=== RAW RECORDS ===

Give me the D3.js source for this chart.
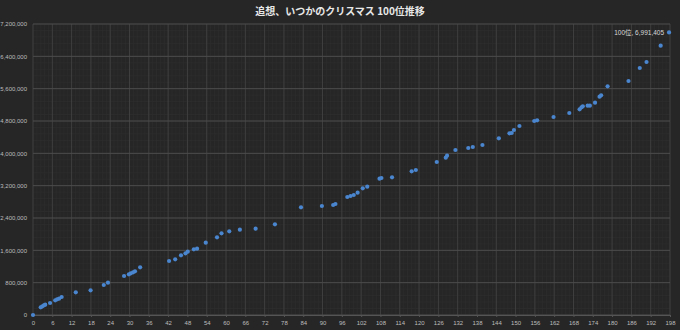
<!DOCTYPE html>
<html>
<head>
<meta charset="utf-8">
<script src="https://cdn.jsdelivr.net/npm/d3@7"></script>
<style>
  html, body { margin: 0; padding: 0; background: #262626; }
  svg { display: block; }
</style>
</head>
<body>
<svg id="chart" width="680" height="330"></svg>
<script>
const title = "追想、いつかのクリスマス 100位推移";
const seriesName = "100位";
const days = [0, 2.4, 2.9, 3.4, 3.8, 5.3, 6.9, 7.5, 8.1, 8.9, 13.3, 17.9, 22.0, 23.3, 28.3, 29.8, 30.4, 31.1, 31.7, 33.3,
  42.3, 44.2, 46.0, 47.4, 48.1, 50.0, 51.0, 53.7, 57.2, 58.6, 61.0, 64.3, 69.2, 75.2, 83.3, 89.8, 93.3, 94.0,
  97.7, 98.7, 99.7, 100.9, 102.5, 103.9, 107.7, 108.3, 111.6, 117.7, 119.0, 125.5, 128.3, 128.7, 131.3, 135.3, 136.7, 139.7,
  144.8, 148.1, 148.8, 149.5, 151.2, 155.8, 156.7, 161.8, 166.7, 169.9, 170.5, 170.9, 172.4, 173.1, 174.7, 176.1, 176.6,
  178.6, 185.1, 188.6, 190.7, 195.1, 197.7];
const points = [0, 190000, 215000, 240000, 255000, 297000, 364000, 388000, 403000, 445000, 562000, 611000, 742000, 799000,
  965000, 1007000, 1032000, 1056000, 1081000, 1180000,
  1336000, 1378000, 1477000, 1527000, 1566000, 1625000, 1640000, 1789000, 1922000, 2021000, 2071000, 2111000, 2135000, 2244000,
  2665000, 2697000, 2722000, 2746000,
  2920000, 2944000, 2969000, 3026000, 3134000, 3175000, 3373000, 3390000, 3407000, 3555000, 3588000, 3786000, 3893000, 3942000,
  4082000, 4132000, 4157000, 4206000,
  4372000, 4495000, 4503000, 4577000, 4676000, 4800000, 4817000, 4899000, 4998000, 5089000, 5139000, 5164000, 5179000, 5179000,
  5253000, 5401000, 5436000, 5659000, 5790000, 6111000, 6260000, 6663000, 6991405];
const xTicks = d3.range(0, 199, 6);
const yTicks = d3.range(0, 7200001, 800000);

const svg = d3.select("#chart");
const W = 680, H = 330;
const x = d3.scaleLinear().domain([0, 198]).range([33, 670]);
const y = d3.scaleLinear().domain([0, 7200000]).range([315, 24]);

svg.append("rect").attr("width", W).attr("height", H).attr("fill", "#262626");

// minor grid
const g = svg.append("g");
g.selectAll("line.mx").data(d3.range(0, 198.01, 1.2)).join("line")
  .attr("x1", d => x(d)).attr("x2", d => x(d)).attr("y1", y(0)).attr("y2", y(7200000))
  .attr("stroke", "#2f2f2f").attr("stroke-width", 0.6);
g.selectAll("line.my").data(d3.range(0, 7200001, 160000)).join("line")
  .attr("y1", d => y(d)).attr("y2", d => y(d)).attr("x1", x(0)).attr("x2", x(198))
  .attr("stroke", "#2f2f2f").attr("stroke-width", 0.6);
// major grid
g.selectAll("line.vx").data(xTicks).join("line")
  .attr("x1", d => x(d)).attr("x2", d => x(d)).attr("y1", y(0)).attr("y2", y(7200000))
  .attr("stroke", "#444").attr("stroke-width", 0.8);
g.selectAll("line.hy").data(yTicks).join("line")
  .attr("y1", d => y(d)).attr("y2", d => y(d)).attr("x1", x(0)).attr("x2", x(198))
  .attr("stroke", "#4c4c4c").attr("stroke-width", 1);

// axes
const fmt = d3.format(",");
const xAxis = d3.axisBottom(x).tickValues(xTicks).tickSize(2).tickPadding(4);
const yAxis = d3.axisLeft(y).tickValues(yTicks).tickFormat(fmt).tickSize(0).tickPadding(6);
const gx = svg.append("g").attr("transform", `translate(0,${y(0)})`).call(xAxis);
const gy = svg.append("g").attr("transform", `translate(${x(0)},0)`).call(yAxis);
[gx, gy].forEach(a => {
  a.select(".domain").attr("stroke", "#555");
  a.selectAll(".tick line").attr("stroke", "#555");
  a.selectAll("text").attr("fill", "#bdbdbd").attr("font-size", 6).attr("font-family", "Liberation Sans, Arial, sans-serif");
});
gy.select(".domain").remove();

// points
svg.append("g").selectAll("circle").data(days.map((d, i) => [d, points[i]])).join("circle")
  .attr("cx", d => x(d[0])).attr("cy", d => y(d[1])).attr("r", 2.1)
  .attr("fill", "#4a86cf");

// annotation on last point
const last = days.length - 1;
svg.append("text").attr("x", x(days[last]) - 5).attr("y", y(points[last]) + 2.2)
  .attr("text-anchor", "end").attr("fill", "#d9d9d9").attr("font-size", 6.5)
  .attr("font-family", "Liberation Sans, 'Noto Sans CJK JP', sans-serif")
  .text(`${seriesName}, ${fmt(points[last])}`);

// title
svg.append("text").attr("x", 340).attr("y", 15).attr("text-anchor", "middle")
  .attr("fill", "#e8e8e8").attr("font-size", 10).attr("font-weight", "bold")
  .attr("font-family", "'Noto Sans CJK JP', sans-serif")
  .text(title);
</script>
</body>
</html>
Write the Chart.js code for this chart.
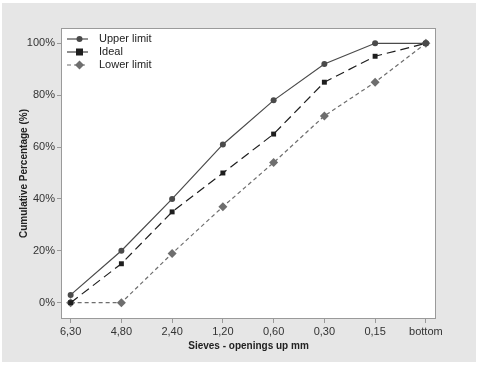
<!DOCTYPE html>
<html>
<head>
<meta charset="utf-8">
<script src="https://cdn.jsdelivr.net/npm/chart.js@4"></script>
<style>
  html, body { margin: 0; padding: 0; background: #fff; }
  #wrap { position: absolute; left: 2px; top: 3px; width: 474px; height: 359px; background: #e6e6e6; }
</style>
</head>
<body>
<div id="wrap"><canvas id="lienzo" width="474" height="359"></canvas></div>
<script>
// sieve openings (x categories)
var sieves = ['6,30', '4,80', '2,40', '1,20', '0,60', '0,30', '0,15', 'bottom'];
var seriesNames = ['Upper limit', 'Ideal', 'Lower limit'];
var upperLimit = [3, 20, 40, 61, 78, 92, 100, 100];
var ideal = [0, 15, 35, 50, 65, 85, 95, 100];
var lowerLimit = [0, 0, 19, 37, 54, 72, 85, 100];
var yTicks = [0, 20, 40, 60, 80, 100];

function pts(arr) {
	var out = [];
	arr.forEach(function (v, i) { out.push({ x: i, y: v }); });
	return out;
}

var tickFont = { family: 'Liberation Sans, Arial, sans-serif', size: 11 };
var titleFont = { family: 'Liberation Sans, Arial, sans-serif', size: 10, weight: 'bold' };

var frame = {
	id: 'frame',
	beforeDraw: function (chart) {
		var a = chart.chartArea, ctx = chart.ctx;
		ctx.save();
		ctx.fillStyle = '#ffffff';
		ctx.fillRect(a.left, a.top, a.right - a.left, a.bottom - a.top);
		ctx.restore();
	},
	afterDraw: function (chart) {
		var a = chart.chartArea, ctx = chart.ctx;
		ctx.save();
		ctx.strokeStyle = '#9a9a9a';
		ctx.lineWidth = 1;
		ctx.strokeRect(Math.round(a.left) + 0.5, Math.round(a.top) + 0.5, Math.round(a.right - a.left) - 1, Math.round(a.bottom - a.top) - 1);

		// legend inside plot, top-left
		var x0 = a.left + 6, y0 = a.top + 11;
		chart.data.datasets.forEach(function (ds, i) {
			var y = y0 + i * 13;
			ctx.strokeStyle = ds.borderColor;
			ctx.lineWidth = ds.borderWidth;
			ctx.setLineDash(ds.borderDash || []);
			ctx.beginPath();
			ctx.moveTo(x0, y);
			ctx.lineTo(x0 + 21, y);
			ctx.stroke();
			ctx.setLineDash([]);
			ctx.fillStyle = ds.pointBackgroundColor;
			var mx = x0 + 12.5;
			if (ds.pointStyle === 'circle') {
				ctx.beginPath(); ctx.arc(mx, y, 3, 0, Math.PI * 2); ctx.fill();
			} else if (ds.pointStyle === 'rect') {
				ctx.fillRect(mx - 3.5, y - 3.5, 7, 7);
			} else {
				ctx.beginPath();
				ctx.moveTo(mx, y - 4.5); ctx.lineTo(mx + 4.5, y); ctx.lineTo(mx, y + 4.5); ctx.lineTo(mx - 4.5, y);
				ctx.closePath(); ctx.fill();
			}
			ctx.fillStyle = '#222';
			ctx.font = '11px Liberation Sans, Arial, sans-serif';
			ctx.textBaseline = 'middle';
			ctx.fillText(ds.label, x0 + 32, y);
		});
		ctx.restore();
	}
};

var chart = new Chart(document.getElementById('lienzo'), {
	type: 'line',
	data: {
		datasets: [
			{
				label: seriesNames[0], data: pts(upperLimit),
				borderColor: '#4a4a4a', borderWidth: 1.2,
				pointStyle: 'circle', pointRadius: 3, pointBackgroundColor: '#4a4a4a', pointBorderWidth: 0
			},
			{
				label: seriesNames[1], data: pts(ideal),
				borderColor: '#1e1e1e', borderWidth: 1.2, borderDash: [9, 5],
				pointStyle: 'rect', pointRadius: 3.5, pointBackgroundColor: '#1e1e1e', pointBorderWidth: 0
			},
			{
				label: seriesNames[2], data: pts(lowerLimit),
				borderColor: '#6e6e6e', borderWidth: 1.2, borderDash: [4, 3],
				pointStyle: 'rectRot', pointRadius: 4.5, pointBackgroundColor: '#6e6e6e', pointBorderWidth: 0
			}
		]
	},
	options: {
		responsive: false,
		animation: false,
		layout: { padding: { top: 25, right: 40, left: 12, bottom: 0 } },
		plugins: { legend: { display: false }, tooltip: { enabled: false } },
		scales: {
			x: {
				type: 'linear', min: -0.19, max: 7.2,
				afterBuildTicks: function (s) { s.ticks = sieves.map(function (c, i) { return { value: i }; }); },
				afterFit: function (s) { s.height = 43; },
				ticks: { callback: function (v) { return sieves[v]; }, color: '#333', font: tickFont, padding: 2, maxRotation: 0 },
				grid: { drawOnChartArea: false, drawTicks: true, tickLength: 4, color: '#9a9a9a' },
				border: { display: false },
				title: { display: true, text: 'Sieves - openings up mm', color: '#222', font: titleFont, padding: { top: 4, bottom: 10 } }
			},
			y: {
				min: -6.3, max: 105.9,
				afterBuildTicks: function (s) { s.ticks = yTicks.map(function (v) { return { value: v }; }); },
				afterFit: function (s) { s.width = 47; },
				ticks: { callback: function (v) { return v + '%'; }, color: '#333', font: tickFont, padding: 2 },
				grid: { drawOnChartArea: false, drawTicks: true, tickLength: 4, color: '#9a9a9a' },
				border: { display: false },
				title: { display: true, text: 'Cumulative Percentage (%)', color: '#222', font: titleFont, padding: { bottom: 6 } }
			}
		}
	},
	plugins: [frame]
});
</script>
</body>
</html>
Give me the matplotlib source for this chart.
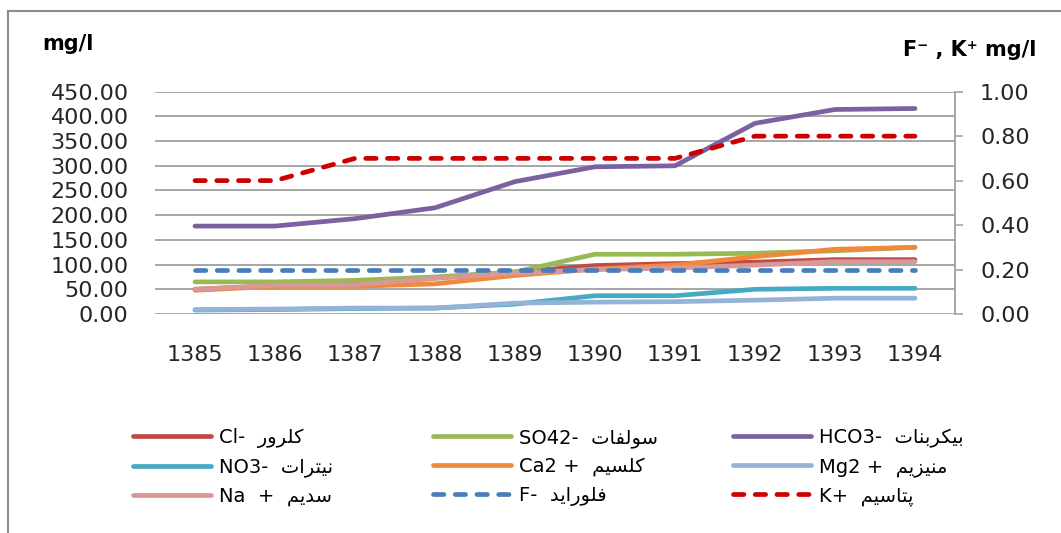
import matplotlib
matplotlib.use('Agg')
import matplotlib.pyplot as plt
from matplotlib.lines import Line2D

plt.rcParams['font.family'] = ['DejaVu Sans']

# Data
years = ['1385', '1386', '1387', '1388', '1389', '1390', '1391', '1392', '1393', '1394']
cl = [50, 57, 63, 73, 85, 98, 102, 105, 110, 110]
so4 = [65, 65, 68, 75, 85, 121, 121, 123, 128, 135]
hco3 = [178, 178, 193, 215, 268, 298, 300, 386, 414, 416]
no3 = [8, 9, 11, 12, 20, 37, 37, 50, 52, 52]
ca = [48, 56, 56, 61, 78, 91, 99, 116, 131, 135]
mg = [9, 10, 12, 12, 22, 24, 25, 28, 32, 32]
na = [50, 58, 59, 72, 83, 90, 93, 99, 106, 106]
# right axis (F-, K+)
fl = [0.2, 0.2, 0.2, 0.2, 0.2, 0.2, 0.2, 0.2, 0.2, 0.2]
k = [0.6, 0.6, 0.7, 0.7, 0.7, 0.7, 0.7, 0.8, 0.8, 0.8]

left_ticks = [0, 50, 100, 150, 200, 250, 300, 350, 400, 450]
right_ticks = [0, 0.2, 0.4, 0.6, 0.8, 1.0]

# legend labels: formula + persian name
formulas = ['Cl-', 'SO42-', 'HCO3-', 'NO3-', 'Ca2 +', 'Mg2 +', 'Na  +', 'F-', 'K+']
names = ['کلرور', 'سولفات', 'بیکربنات', 'نیترات', 'کلسیم', 'منیزیم', 'سدیم', 'فلوراید', 'پتاسیم']

# matplotlib does no arabic shaping, so pick the joined glyph forms by hand
# (isolated, final, initial, medial)
FORMS = {
    'ا': (0xFE8D, 0xFE8E, None, None),
    'ب': (0xFE8F, 0xFE90, 0xFE91, 0xFE92),
    'پ': (0xFB56, 0xFB57, 0xFB58, 0xFB59),
    'ت': (0xFE95, 0xFE96, 0xFE97, 0xFE98),
    'د': (0xFEA9, 0xFEAA, None, None),
    'ر': (0xFEAD, 0xFEAE, None, None),
    'ز': (0xFEAF, 0xFEB0, None, None),
    'س': (0xFEB1, 0xFEB2, 0xFEB3, 0xFEB4),
    'ف': (0xFED1, 0xFED2, 0xFED3, 0xFED4),
    'ک': (0xFB8E, 0xFB8F, 0xFB90, 0xFB91),
    'ل': (0xFEDD, 0xFEDE, 0xFEDF, 0xFEE0),
    'م': (0xFEE1, 0xFEE2, 0xFEE3, 0xFEE4),
    'ن': (0xFEE5, 0xFEE6, 0xFEE7, 0xFEE8),
    'و': (0xFEED, 0xFEEE, None, None),
    'ی': (0xFBFC, 0xFBFD, 0xFBFE, 0xFBFF),
}


def shape(word):
    out = []
    for i, ch in enumerate(word):
        iso, fin, ini, med = FORMS[ch]
        prev_joins = i > 0 and FORMS[word[i - 1]][2] is not None
        next_joins = i < len(word) - 1 and ini is not None
        if prev_joins and next_joins:
            c = med
        elif prev_joins:
            c = fin
        elif next_joins:
            c = ini
        else:
            c = iso
        out.append(chr(c))
    return ''.join(reversed(out))


labels = [f + '  ' + shape(n) for f, n in zip(formulas, names)]

colors = ['#BE4B48', '#98B954', '#7D60A0', '#46AAC5', '#F08A3A', '#95B3D7', '#D99795', '#4A7EBB', '#CC0000']

fig = plt.figure(figsize=(10.61, 5.33), dpi=100)
ax = fig.add_axes([155 / 1061, 1 - 314 / 533, 800 / 1061, 222.3 / 533])
ax2 = ax.twinx()

x = list(range(len(years)))
lw = 3.4
handles = []
for vals, c, lab in zip([cl, so4, hco3, no3, ca, mg, na], colors[:7], labels[:7]):
    h, = ax.plot(x, vals, color=c, lw=lw, solid_capstyle='round', label=lab)
    handles.append(h)
for vals, c, lab in zip([fl, k], colors[7:], labels[7:]):
    h, = ax2.plot(x, vals, color=c, lw=lw, dashes=(2.2, 2.4), dash_capstyle='round', label=lab)
    handles.append(h)

# left axis
ax.set_xlim(-0.5, len(years) - 0.5)
ax.set_ylim(0, 450)
ax.set_yticks(left_ticks)
ax.set_yticklabels(['%.2f' % v for v in left_ticks])
ax.set_xticks(x)
ax.set_xticklabels(years)
ax.tick_params(axis='y', length=0, pad=19, labelsize=16, colors='#262626')
ax.tick_params(axis='x', length=0, pad=22, labelsize=16, colors='#262626')
ax.grid(axis='y', color='#A6A6A6', lw=1.4)
ax.set_axisbelow(True)
for s in ['left', 'top', 'bottom', 'right']:
    ax.spines[s].set_visible(False)

# right axis
ax2.set_ylim(0, 1)
ax2.set_yticks(right_ticks)
ax2.set_yticklabels(['%.2f' % v for v in right_ticks])
ax2.tick_params(axis='y', direction='out', length=6, width=1.2, color='#A6A6A6',
                pad=12, labelsize=16, labelcolor='#262626')
for s in ['left', 'top', 'bottom']:
    ax2.spines[s].set_visible(False)
ax2.spines['right'].set_color('#A6A6A6')
ax2.spines['right'].set_linewidth(1.4)

# axis titles
fig.text(42 / 1061, 1 - 44 / 533, 'mg/l', fontsize=15, fontweight='bold', va='center', ha='left')
fig.text(1036 / 1061, 1 - 50 / 533, 'F⁻ , K⁺ mg/l', fontsize=15, fontweight='bold', va='center', ha='right')

# legend, three columns filled row by row
col_x = [133, 433, 733]
for j in range(3):
    col = handles[j::3]
    fig.legend(handles=col, labels=[h.get_label() for h in col], loc='upper left',
               bbox_to_anchor=(col_x[j] / 1061, 1 - 428 / 533), frameon=False,
               fontsize=14, handlelength=4.0, handletextpad=0.4, borderpad=0,
               borderaxespad=0, labelspacing=0.48)

# chart border (left and top edges visible)
fig.add_artist(Line2D([7.5 / 1061, 7.5 / 1061], [0, 1 - 11 / 533], color='#8C8C8C', lw=1.5))
fig.add_artist(Line2D([7.5 / 1061, 1], [1 - 11 / 533, 1 - 11 / 533], color='#8C8C8C', lw=1.5))

fig.savefig('out.png', dpi=100)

===

■ WHAT YOU SHOULD DO
Find the string "source" in the listing and return every line that holds it.

■ RESULT
Give me the D3.js source for this chart.
Give me the matplotlib source for this chart.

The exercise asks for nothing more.